BEGIN
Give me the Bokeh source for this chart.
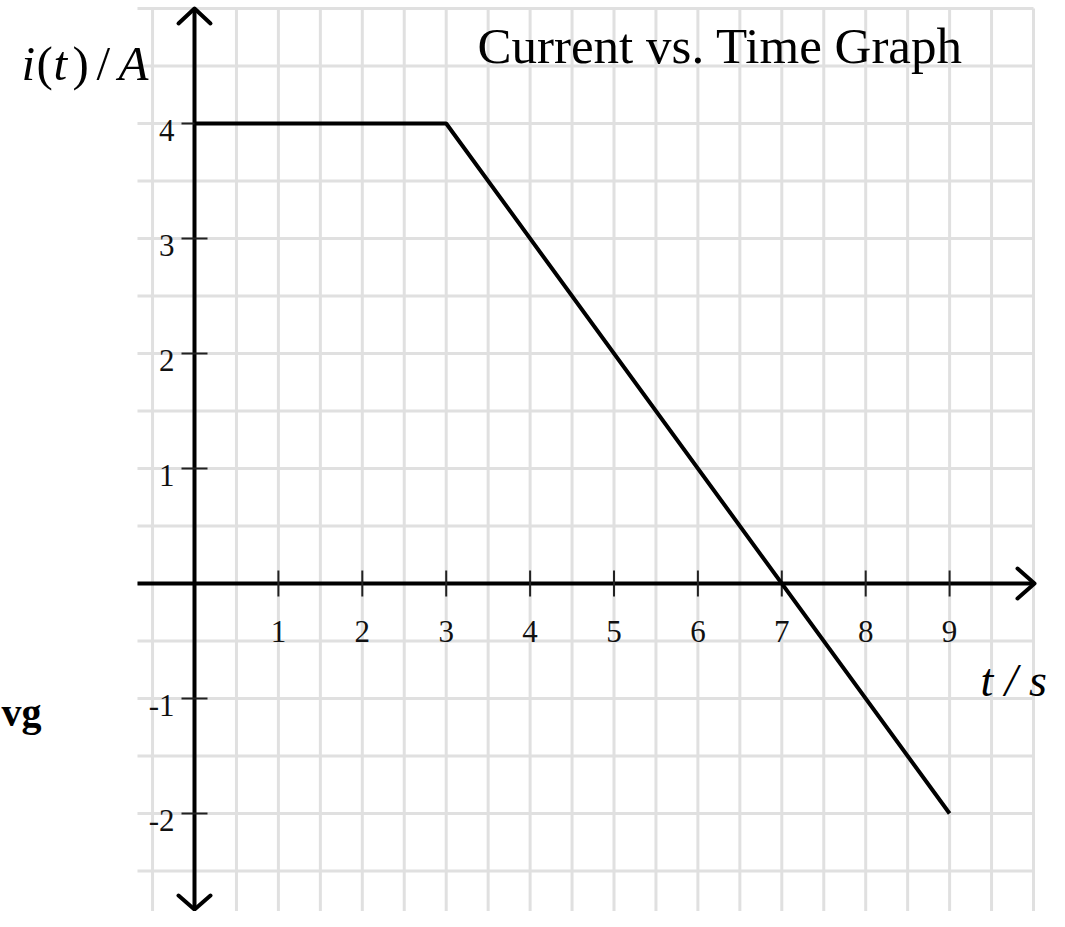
import numpy as np
from bokeh.plotting import figure
from bokeh.models import Range1d
from bokeh.core.properties import value
from bokeh.embed import file_html
from bokeh.resources import INLINE

# ---- data ----
t_values = [0, 3, 9]
i_values = [4, 4, -2]
x_ticks = [1, 2, 3, 4, 5, 6, 7, 8, 9]
x_tick_labels = ["1", "2", "3", "4", "5", "6", "7", "8", "9"]
y_ticks = [4, 3, 2, 1, -1, -2]
y_tick_labels = ["4", "3", "2", "1", "-1", "-2"]
title_text = "Current vs. Time Graph"
x_label = "t / s"

# ---- layout / scale ----
W, H = 1049, 911
PX_X = 83.9    # px per unit in x
PX_Y = 115.0   # px per unit in y
X0_PX = 194    # canvas px of t=0
Y0_PX = 583    # canvas px of i=0 (from top)

def RX(px):  # canvas px -> data x
    return (px - X0_PX) / PX_X

def RY(py):  # canvas px (from top) -> data y
    return (Y0_PX - py) / PX_Y

x_start, x_end = RX(0), RX(W)
y_start, y_end = RY(H), RY(0)

p = figure(width=W, height=H, x_range=Range1d(x_start, x_end), y_range=Range1d(y_start, y_end),
           output_backend="svg", toolbar_location=None, min_border=0)
p.axis.visible = False
p.grid.visible = False
p.outline_line_color = None
p.background_fill_color = "white"
p.border_fill_color = "white"

# ---- grid ----
grid_color = "#e0e0e0"
gx = np.arange(-0.5, 10.001, 0.5)
gy = np.arange(-3.0, 5.001, 0.5)
grid_left = RX(137)
p.segment(x0=gx, y0=[5.0] * len(gx), x1=gx, y1=[y_start - 1] * len(gx),
          line_color=grid_color, line_width=3)
p.segment(x0=[grid_left] * len(gy), y0=gy, x1=[10.0] * len(gy), y1=gy,
          line_color=grid_color, line_width=3)

# ---- axes ----
ax_color = "black"
y_top, y_bot = RY(8), RY(909)
x_left, x_right = grid_left, RX(1034)
p.segment(x0=[x_left], y0=[0], x1=[x_right], y1=[0], line_color=ax_color, line_width=4)
p.segment(x0=[0], y0=[y_bot], x1=[0], y1=[y_top], line_color=ax_color, line_width=4)

# arrow chevrons
dx = lambda px: px / PX_X
dy = lambda px: px / PX_Y
p.multi_line(
    xs=[[-dx(16), 0, dx(16)], [x_right - dx(17), x_right, x_right - dx(17)], [-dx(16), 0, dx(16)]],
    ys=[[y_top - dy(15), y_top, y_top - dy(15)], [dy(15), 0, -dy(15)], [y_bot + dy(14), y_bot, y_bot + dy(14)]],
    line_color=ax_color, line_width=4, line_join="round", line_cap="round")

# ticks
tick_color = "#222222"
p.segment(x0=x_ticks, y0=[-dy(13)] * len(x_ticks), x1=x_ticks, y1=[dy(13)] * len(x_ticks),
          line_color=tick_color, line_width=2)
p.segment(x0=[-dx(13)] * len(y_ticks), y0=y_ticks, x1=[dx(13)] * len(y_ticks), y1=y_ticks,
          line_color=tick_color, line_width=2)

# tick labels
tick_font = value("Liberation Serif")
p.text(x=x_ticks, y=[0] * len(x_ticks), text=x_tick_labels, text_align="center",
       text_baseline="middle", y_offset=48, text_font=tick_font, text_font_size="31px",
       text_color="#111111")
p.text(x=[RX(174)] * len(y_ticks), y=y_ticks, text=y_tick_labels, text_align="right",
       text_baseline="middle", y_offset=7, text_font=tick_font, text_font_size="31px",
       text_color="#111111")

# ---- data line ----
p.line(t_values, i_values, line_color="black", line_width=4)

# ---- texts ----
serif = value("Liberation Serif")
p.text(x=[RX(477)], y=[RY(45)], text=[title_text], text_align="left", text_baseline="middle",
       text_font=serif, text_font_size="51px", text_color="black")

# y label i(t) / A built from pieces
pieces = ["i", "(", "t", ")", "/", "A"]
piece_px = [21, 36, 53, 72, 96, 118]
piece_style = ["italic", "normal", "italic", "normal", "normal", "italic"]
for s, px, st in zip(pieces, piece_px, piece_style):
    p.text(x=[RX(px)], y=[RY(63)], text=[s], text_align="left", text_baseline="middle",
           text_font=serif, text_font_size="49px", text_font_style=st, text_color="black")

p.text(x=[RX(980)], y=[RY(680)], text=[x_label], text_align="left", text_baseline="middle",
       text_font=serif, text_font_size="46px", text_font_style="italic", text_color="black")

# stray label at left edge
p.text(x=[RX(1)], y=[RY(712)], text=["vg"], text_align="left", text_baseline="middle",
       text_font=serif, text_font_size="40px", text_font_style="bold", text_color="black")

open("out.html", "w").write(file_html(p, INLINE))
END
Up to and including the line containing "y1=[y_top], line_color=ax_color, line_width=4)", repeat every line from the start of the data, but none of the pictures.

RESULT:
Give me the Bokeh source for this chart.
import numpy as np
from bokeh.plotting import figure
from bokeh.models import Range1d
from bokeh.core.properties import value
from bokeh.embed import file_html
from bokeh.resources import INLINE

# ---- data ----
t_values = [0, 3, 9]
i_values = [4, 4, -2]
x_ticks = [1, 2, 3, 4, 5, 6, 7, 8, 9]
x_tick_labels = ["1", "2", "3", "4", "5", "6", "7", "8", "9"]
y_ticks = [4, 3, 2, 1, -1, -2]
y_tick_labels = ["4", "3", "2", "1", "-1", "-2"]
title_text = "Current vs. Time Graph"
x_label = "t / s"

# ---- layout / scale ----
W, H = 1049, 911
PX_X = 83.9    # px per unit in x
PX_Y = 115.0   # px per unit in y
X0_PX = 194    # canvas px of t=0
Y0_PX = 583    # canvas px of i=0 (from top)

def RX(px):  # canvas px -> data x
    return (px - X0_PX) / PX_X

def RY(py):  # canvas px (from top) -> data y
    return (Y0_PX - py) / PX_Y

x_start, x_end = RX(0), RX(W)
y_start, y_end = RY(H), RY(0)

p = figure(width=W, height=H, x_range=Range1d(x_start, x_end), y_range=Range1d(y_start, y_end),
           output_backend="svg", toolbar_location=None, min_border=0)
p.axis.visible = False
p.grid.visible = False
p.outline_line_color = None
p.background_fill_color = "white"
p.border_fill_color = "white"

# ---- grid ----
grid_color = "#e0e0e0"
gx = np.arange(-0.5, 10.001, 0.5)
gy = np.arange(-3.0, 5.001, 0.5)
grid_left = RX(137)
p.segment(x0=gx, y0=[5.0] * len(gx), x1=gx, y1=[y_start - 1] * len(gx),
          line_color=grid_color, line_width=3)
p.segment(x0=[grid_left] * len(gy), y0=gy, x1=[10.0] * len(gy), y1=gy,
          line_color=grid_color, line_width=3)

# ---- axes ----
ax_color = "black"
y_top, y_bot = RY(8), RY(909)
x_left, x_right = grid_left, RX(1034)
p.segment(x0=[x_left], y0=[0], x1=[x_right], y1=[0], line_color=ax_color, line_width=4)
p.segment(x0=[0], y0=[y_bot], x1=[0], y1=[y_top], line_color=ax_color, line_width=4)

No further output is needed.